Stock Markets April 8, 2026 09:04 AM

RBC Identifies NEXT and Inditex as Long-Term Winners as Consumer Demand Softens

Analyst house flags scale, logistics and fast-fashion agility as decisive advantages in a weakening consumer backdrop

By Sofia Navarro NXT
RBC Identifies NEXT and Inditex as Long-Term Winners as Consumer Demand Softens
NXT

RBC Capital Markets expects market share to consolidate toward retailers with structural advantages as consumer spending cools, naming NEXT and Inditex as the clearest candidates to outperform through the cycle. The brokerage highlights NEXT's scalable online and logistics platform and Inditex's rapid product turnover and supply-chain agility as durable sources of competitive edge.

Key Points

  • RBC expects market share to concentrate with structurally stronger retailers as consumer demand weakens - impacting the retail and consumer discretionary sectors.
  • NEXT is identified as a scalable, online-led retailer with strong distribution and single-parcel economics, supported by steady revenue growth, margin resilience, and share buybacks.
  • Inditex is highlighted for its fast-fashion model, rapid product renewal, agile supply chain and solid execution in key markets, underpinned by a resilient balance sheet and global scale.

RBC Capital Markets says that as consumer demand weakens, competitive dynamics in European retail are likely to favour operators with deeper structural strengths.
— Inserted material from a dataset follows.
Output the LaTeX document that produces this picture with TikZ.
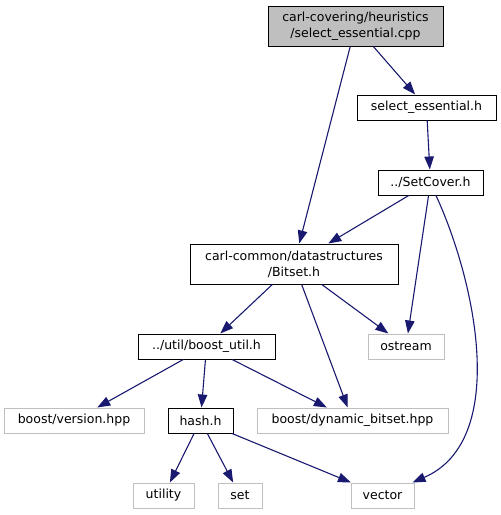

In its view, market share will increasingly accrue to retailers that can sustain volumes and margins in tougher conditions - with NEXT and Inditex singled out as the most clear-cut long-term beneficiaries.

NEXT

RBC describes NEXT as a core "structural compounder." The firm points to a highly scalable online platform and an efficient logistics footprint that together enable the company to grow even when overall demand softens. NEXT's broad assortment and value-oriented pricing mix are seen as well-matched to a consumer base becoming more price conscious.
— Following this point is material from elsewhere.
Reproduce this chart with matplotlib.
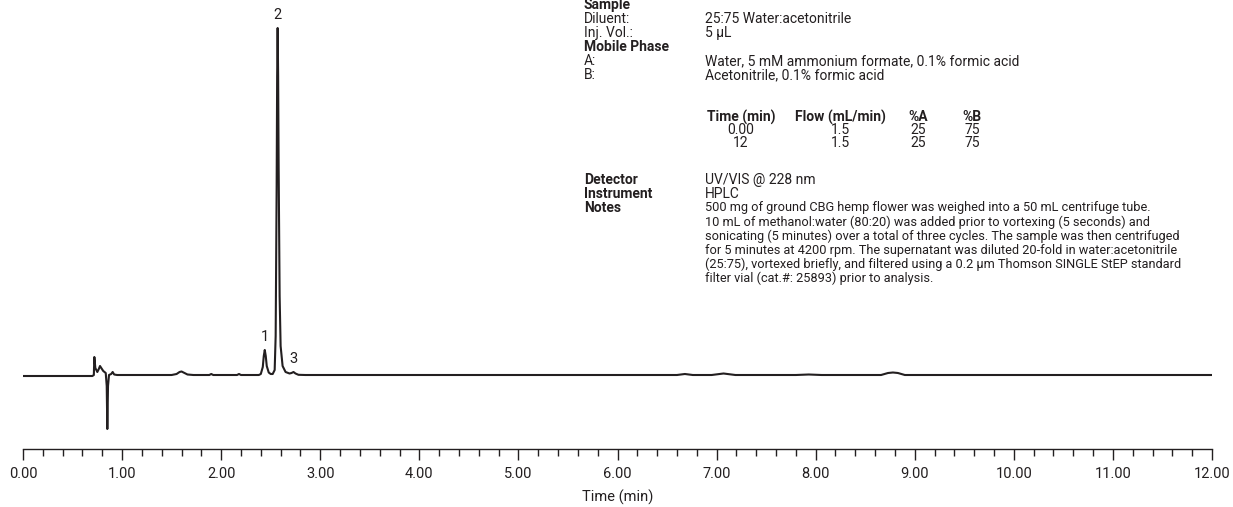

The brokerage underscores the company's distribution execution and single-parcel economics as differentiators that give it an advantage relative to newer, AI-driven shopping models. Alongside steady top-line progression and demonstrated margin resilience, ongoing share buybacks are cited as factors that make NEXT a high-quality, defensive growth story. RBC notes the stock offers a more attractive entry point following a recent market selloff.

Inditex

Inditex is characterised by RBC as a best-in-class operator with a track record of expanding market share during downturns. The firm's fast-fashion approach and frequent product "newness" allow it to keep assortments fresh, supporting full-price sell-through and protecting margins.

RBC highlights Inditex's nimble supply chain and design capabilities as key to responding quickly to evolving trends. Strong execution in important markets such as Spain and the United States is presented as evidence of the durability of its growth profile. The brokerage also points to a robust balance sheet and global scale as sources of additional resilience, concluding that Inditex is a high-quality compounder whose structural advantages are likely to widen if consumer spending softens further.

Both names are presented as examples of retailers whose operational strengths - in digital commerce, logistics, product turnover and capital allocation - position them to capture share where weaker peers may struggle.

Risks

  • A weakening consumer environment that could compress sales volumes across the retail sector.
  • Competitive pressure from emerging AI-driven shopping models and other new retail technologies - a risk for retailers lacking efficient distribution and single-parcel economics.
  • Market valuation volatility, evidenced by the recent selloff noted for NEXT, which can affect entry points and investor returns in the consumer discretionary sector.